Retype word for word the first line of the listing and each line after it up to the line with "(univ) at (215,33)", with the pictures taken out.
═════ COLLECTED MATERIAL ═════
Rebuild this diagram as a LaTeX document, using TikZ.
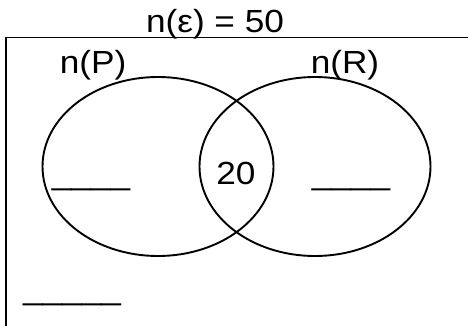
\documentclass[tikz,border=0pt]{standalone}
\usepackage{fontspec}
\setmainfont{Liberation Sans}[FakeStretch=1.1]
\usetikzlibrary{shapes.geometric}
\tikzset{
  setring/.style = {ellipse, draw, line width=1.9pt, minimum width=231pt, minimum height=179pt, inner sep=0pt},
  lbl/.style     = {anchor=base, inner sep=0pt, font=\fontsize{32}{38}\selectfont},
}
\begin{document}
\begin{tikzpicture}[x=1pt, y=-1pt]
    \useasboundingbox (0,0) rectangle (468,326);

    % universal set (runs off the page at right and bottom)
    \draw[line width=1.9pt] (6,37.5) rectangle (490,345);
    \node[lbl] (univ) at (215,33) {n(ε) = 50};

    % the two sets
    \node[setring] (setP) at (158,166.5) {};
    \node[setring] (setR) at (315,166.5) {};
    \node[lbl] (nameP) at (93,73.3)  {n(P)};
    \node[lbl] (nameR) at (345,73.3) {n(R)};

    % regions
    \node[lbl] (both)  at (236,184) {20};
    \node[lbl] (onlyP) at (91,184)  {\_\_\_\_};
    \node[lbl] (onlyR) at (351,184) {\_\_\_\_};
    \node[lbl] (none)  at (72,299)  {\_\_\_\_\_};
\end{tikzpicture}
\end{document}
═════
TASK ANSWER:
Rebuild this diagram as a LaTeX document, using TikZ.
\documentclass[tikz,border=0pt]{standalone}
\usepackage{fontspec}
\setmainfont{Liberation Sans}[FakeStretch=1.1]
\usetikzlibrary{shapes.geometric}
\tikzset{
  setring/.style = {ellipse, draw, line width=1.9pt, minimum width=231pt, minimum height=179pt, inner sep=0pt},
  lbl/.style     = {anchor=base, inner sep=0pt, font=\fontsize{32}{38}\selectfont},
}
\begin{document}
\begin{tikzpicture}[x=1pt, y=-1pt]
    \useasboundingbox (0,0) rectangle (468,326);

    % universal set (runs off the page at right and bottom)
    \draw[line width=1.9pt] (6,37.5) rectangle (490,345);
    \node[lbl] (univ) at (215,33) {n(ε) = 50};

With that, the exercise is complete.